Computational Thinking in the Ecosystems (CT-E) will use a design-based study to prototype and test this novel, tablet-based collectable card game-like intervention to develop innovative practices in middle school science. Through this approach, some of the most significant challenges to teaching practice in the Next Generation Science Standards will be addressed, through infusing computational thinking into life science learning. CT-E will develop a tablet-based simulation representing six dynamic, interconnected ecosystems in which students control the behaviors of creatures to intervene in habitats to accomplish goals and respond to changes in the health of their habitat and the ecosystems of which they are a part. Behaviors of creatures in the simulation are controlled through the virtual collectable "cards", with each representing a computational process (such as sequences, loops, variables, conditionals and events). Gameplay involves individual players choosing a creature and habitat, formulating strategies and programming that creature with tactics in that habitat (such as finding food, digging in the ground, diverting water, or removing or planting vegetation) to navigate that habitat and survive. Habitats chosen by the participant are part of particular kinds of biomes (such as desert, rain forest, marshlands and plains) that have their own characteristic flora, fauna, and climate.
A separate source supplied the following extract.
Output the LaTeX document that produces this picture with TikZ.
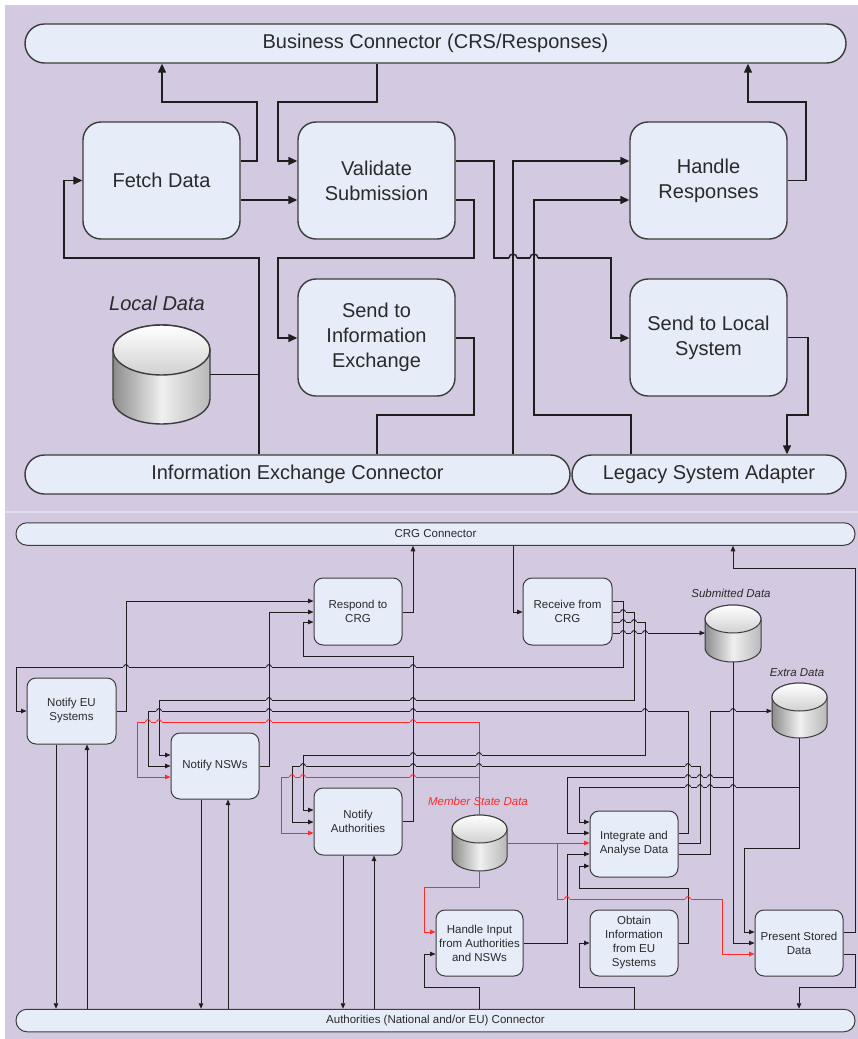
\documentclass[tikz,border=0pt]{standalone}
\usepackage{fontspec}
\setmainfont{Liberation Sans}
\usetikzlibrary{arrows.meta,calc}
\definecolor{lav}{HTML}{D3C9E0}
\definecolor{lavline}{HTML}{E3DCEC}
\definecolor{boxc}{HTML}{E6ECF8}
\definecolor{bordc}{HTML}{3C3C3C}
\definecolor{linec}{HTML}{1E1E1E}
\definecolor{txtc}{HTML}{2A2A2A}
\definecolor{redc}{HTML}{FF2A2A}
\newcommand\myTopFont{\fontsize{20}{25}\selectfont}
\newcommand\myBotFont{\fontsize{11.5}{14}\selectfont}
\newcommand\drawcyl[4]{% name, rx, ry, lw
  \path[draw=bordc, line width=#4, left color=black!45, right color=black!28, middle color=black!6]
    ([yshift=-#3pt]#1.north west) -- ([yshift=#3pt]#1.south west)
    arc[start angle=180,end angle=360,x radius=#2pt,y radius=#3pt]
    -- ([yshift=-#3pt]#1.north east)
    arc[start angle=0,end angle=180,x radius=#2pt,y radius=#3pt] -- cycle;
  \path[draw=bordc, line width=#4, top color=white, bottom color=black!18]
    ([yshift=-#3pt]#1.north) ellipse[x radius=#2pt, y radius=#3pt];
}
\newcommand\bhop[4]{% x, y, hcolor, vcolor
  \fill[lav] (#1-2.6,#2-1.1) rectangle (#1+2.6,#2+1.1);
  \draw[line width=0.9pt, draw=#4] (#1,#2-3.5) -- (#1,#2+3.5);
  \draw[line width=0.9pt, draw=#3] (#1-2.4,#2) arc[start angle=180,end angle=0,radius=2.4pt];
}
\newcommand\thop[2]{%
  \fill[lav] (#1-4.2,#2-1.3) rectangle (#1+4.2,#2+1.3);
  \draw[line width=1.4pt, draw=linec] (#1,#2-5) -- (#1,#2+5);
  \draw[line width=1.4pt, draw=linec] (#1-4,#2) arc[start angle=180,end angle=0,radius=4pt];
}
\begin{document}
\begin{tikzpicture}[x=1pt,y=-1pt,
  topbox/.style={draw=bordc, fill=boxc, line width=1.4pt, rounded corners=18pt,
    minimum width=157pt, minimum height=117pt, align=center, font=\myTopFont,
    text=txtc, inner sep=0pt},
  topbar/.style={draw=bordc, fill=boxc, line width=1.4pt, rounded corners=19.5pt,
    minimum height=39pt, font=\myTopFont, text=txtc, inner sep=0pt},
  botbox/.style={draw=bordc, fill=boxc, line width=1pt, rounded corners=9pt,
    minimum width=88pt, minimum height=66pt, align=center, font=\myBotFont,
    text=txtc, inner sep=0pt},
  botbar/.style={draw=bordc, fill=boxc, line width=1pt, rounded corners=11pt,
    minimum height=22.5pt, font=\myBotFont, text=txtc, inner sep=0pt},
  cylnode/.style={inner sep=0pt, outer sep=0pt},
  tline/.style={line width=1.4pt, draw=linec},
  tarr/.style={tline, -{Triangle[length=9pt,width=8pt]}},
  bline/.style={line width=0.9pt, draw=linec},
  barr/.style={bline, -{Triangle[length=5.5pt,width=4.5pt]}},
  rarr/.style={line width=0.9pt, draw=redc, -{Triangle[length=5.5pt,width=4.5pt]}},
  lbl/.style={font=\myBotFont\itshape, text=txtc, inner sep=0pt}
]
\useasboundingbox (0,0) rectangle (858,1039);
\fill[white] (0,0) rectangle (858,1039);
\fill[lav] (5,5) rectangle (858,1039);
\draw[lavline, line width=1.2pt] (5,512) -- (858,512);

% ---------------- TOP PANEL ----------------
\node[topbar, minimum width=821pt] (bc) at (435.5,43.5) {Business Connector (CRS/Responses)};
\node[topbar, minimum width=545pt] (iec) at (297.5,474.5) {Information Exchange Connector};
\node[topbar, minimum width=274pt] (legacy) at (709,474.5) {Legacy System Adapter};
\node[topbox] (fetch) at (161.5,180.5) {Fetch Data};
\node[topbox] (validate) at (376.5,180.5) {Validate\\Submission};
\node[topbox] (sendie) at (376.5,337.5) {Send to\\Information\\Exchange};
\node[topbox] (handle) at (708.5,180.5) {Handle\\Responses};
\node[topbox] (sendlocal) at (708.5,337.5) {Send to Local\\System};
\node[cylnode, minimum width=97pt, minimum height=99pt] (ld) at (161.5,374.5) {};
\drawcyl{ld}{48.5}{25}{1.4pt}
\node[font=\myTopFont\itshape, text=txtc, inner sep=0pt] (ldl) at (157,303) {Local Data};

\draw[tarr] (fetch.east |- 0,161) -- (257,161) |- (162,102) -- (bc.south -| 162,0);
\draw[tarr] (bc.south -| 377,0) |- (278,102) |- (validate.west |- 0,161);
\draw[tarr] (fetch.east |- 0,200) -- (validate.west |- 0,200);
\draw[tarr] (iec.north -| 259,0) |- (64,258) |- (fetch.west);
\draw[tline] (ld.east) -- (ld.east -| 259,0);
\draw[tarr] (validate.east |- 0,161) -- (494,161) |- (611,258) |- (sendlocal.west |- 0,338);
\draw[tarr] (validate.east |- 0,200) -- (474,200) |- (278,258) |- (sendie.west |- 0,338);
\draw[tline] (sendie.east |- 0,338) -- (474,338) |- (377,415) -- (iec.north -| 377,0);
\draw[tarr] (iec.north -| 513,0) |- (handle.west |- 0,161);
\draw[tarr] (legacy.north -| 631,0) |- (534,415) |- (handle.west |- 0,200);
\draw[tarr] (handle.east) -| (806,102) -| (bc.south -| 748,0);
\draw[tarr] (sendlocal.east) -| (808,415) -| (legacy.north -| 787,0);
\thop{513}{258}
\thop{534}{258}

% ---------------- BOTTOM PANEL ----------------
\node[botbar, minimum width=839pt] (crg) at (435.5,534) {CRG Connector};
\node[botbar, minimum width=839pt] (authconn) at (435.5,1020.5) {Authorities (National and/or EU) Connector};
\node[botbox, minimum height=67pt] (respond) at (358,611.5) {Respond to\\CRG};
\node[botbox, minimum width=89pt, minimum height=67pt] (receive) at (567.5,611.5) {Receive from\\CRG};
\node[botbox, minimum width=89pt] (notifyeu) at (71.5,711) {Notify EU\\Systems};
\node[botbox] (nsw) at (215,766) {Notify NSWs};
\node[botbox, minimum height=67pt] (auth) at (358,821.5) {Notify\\Authorities};
\node[botbox] (integrate) at (634,844) {Integrate and\\Analyse Data};
\node[botbox, minimum width=87pt] (handleinput) at (479.5,943) {Handle Input\\from Authorities\\and NSWs};
\node[botbox] (obtain) at (634,943) {Obtain\\Information\\from EU\\Systems};
\node[botbox] (present) at (799,943) {Present Stored\\Data};

\node[cylnode, minimum width=56pt, minimum height=57pt] (sd) at (733,633.5) {};
\drawcyl{sd}{28}{14}{1pt}
\node[cylnode, minimum width=55pt, minimum height=55pt] (ed) at (799.5,710.5) {};
\drawcyl{ed}{27.5}{14}{1pt}
\node[cylnode, minimum width=55pt, minimum height=56pt] (ms) at (479.5,843) {};
\drawcyl{ms}{27.5}{14}{1pt}
\node[lbl] (sdl) at (731,593) {Submitted Data};
\node[lbl] (edl) at (797,673) {Extra Data};
\node[lbl, text=redc] (msl) at (478,801) {Member State Data};

% red connectors
\draw[rarr] (ms.north) |- (137,722) |- (nsw.west |- 0,777);
\draw[rarr] (ms.north) |- (281,777) |- (auth.west |- 0,833);
\draw[rarr] (ms.east) -- (integrate.west |- ms.east);
\draw[rarr] (ms.east) -| (557,899) -| (722,954) -- (present.west |- 0,954);
\draw[rarr] (ms.south) |- (424,887) |- (handleinput.west |- 0,932);

% black connectors
\draw[barr] (crg.south -| 513,0) |- (receive.west |- 0,612);
\draw[barr] (respond.east |- 0,612) -| (crg.south -| 413,0);
\draw[barr] (notifyeu.east) -| (126,601) -- (respond.west |- 0,601);
\draw[barr] (nsw.east) -| (269,612) -- (respond.west |- 0,612);
\draw[barr] (auth.east) -| (413,656) -| (303,622) -- (respond.west |- 0,622);
\draw[barr] (receive.east |- 0,601) -| (623,667) -| (16,711) -- (notifyeu.west);
\draw[barr] (receive.east |- 0,612) -| (634,700) -| (159,755) -- (nsw.west |- 0,755);
\draw[barr] (receive.east |- 0,622) -| (645,755) -| (303,810) -- (auth.west |- 0,810);
\draw[barr] (receive.east |- 0,633) -- (sd.west |- 0,633);
\draw[barr] (integrate.east |- 0,833) -| (688,711) -| (148,766) -- (nsw.west |- 0,766);
\draw[barr] (integrate.east |- 0,843) -| (700,766) -| (292,822) -- (auth.west |- 0,822);
\draw[barr] (integrate.east |- 0,854) -| (710,711) -- (ed.west |- 0,711);
\draw[barr] (sd.south) |- (567,777) |- (integrate.west |- 0,833);
\draw[barr] (sd.south) |- (present.west |- 0,943);
\draw[barr] (ed.south) |- (579,787) |- (integrate.west |- 0,822);
\draw[barr] (ed.south) |- (744,848) |- (present.west |- 0,932);
\draw[barr] (handleinput.east) -| (567,854) -- (integrate.west |- 0,854);
\draw[barr] (obtain.east) -| (688,888) -| (579,866) -- (integrate.west |- 0,866);
\draw[barr] (present.east |- 0,932) -| (855,568) -| (crg.south -| 733,0);
\draw[barr] (present.east |- 0,954) -| (855,987) -| (authconn.north -| 799,0);
\draw[barr] (authconn.north -| 634,0) |- (579,987) |- (obtain.west);
\draw[barr] (authconn.north -| 479,0) |- (424,987) |- (handleinput.west |- 0,954);
\draw[barr] (notifyeu.south -| 56,0) -- (authconn.north -| 56,0);
\draw[barr] (authconn.north -| 87,0) -- (notifyeu.south -| 87,0);
\draw[barr] (nsw.south -| 201,0) -- (authconn.north -| 201,0);
\draw[barr] (authconn.north -| 228,0) -- (nsw.south -| 228,0);
\draw[barr] (auth.south -| 343,0) -- (authconn.north -| 343,0);
\draw[barr] (authconn.north -| 374,0) -- (auth.south -| 374,0);

% line hops
\foreach \xx in {126,269,413} {\bhop{\xx}{667}{linec}{linec}}
\foreach \xx in {269,413} {\bhop{\xx}{700}{linec}{linec}}
\foreach \xx in {159,269,413,645} {\bhop{\xx}{711}{linec}{linec}}
\foreach \xx in {148,159,269,413} {\bhop{\xx}{722}{redc}{linec}}
\bhop{413}{755}{linec}{linec}
\bhop{479}{755}{linec}{redc}
\foreach \xx in {303,413,688} {\bhop{\xx}{766}{linec}{linec}}
\bhop{479}{766}{linec}{redc}
\foreach \xx in {292,303,413} {\bhop{\xx}{777}{redc}{linec}}
\foreach \xx in {688,700,710} {\bhop{\xx}{777}{linec}{linec}}
\foreach \xx in {688,700,710,733} {\bhop{\xx}{787}{linec}{linec}}
\bhop{733}{711}{linec}{linec}
\bhop{623}{612}{linec}{linec}
\foreach \xx in {623,634} {\bhop{\xx}{622}{linec}{linec}}
\foreach \xx in {623,634,645} {\bhop{\xx}{633}{linec}{linec}}
\foreach \xx in {567,688} {\bhop{\xx}{899}{redc}{linec}}
\end{tikzpicture}
\end{document}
Because the environments represent complex dynamic interconnected environmental models, participants are challenged to explore how these models work, and test hypotheses about how the environment will respond to their creature's interventions; but also to the creatures of other players, since multiple participants can collaborate or compete similar to commercially available collectable card games (e.g., Magic and Yu-Go-Oh!). NYSCI will conduct participatory design based research to determine impacts on structured and unstructured learning settings and whether it overcomes barriers to learning complex environmental science.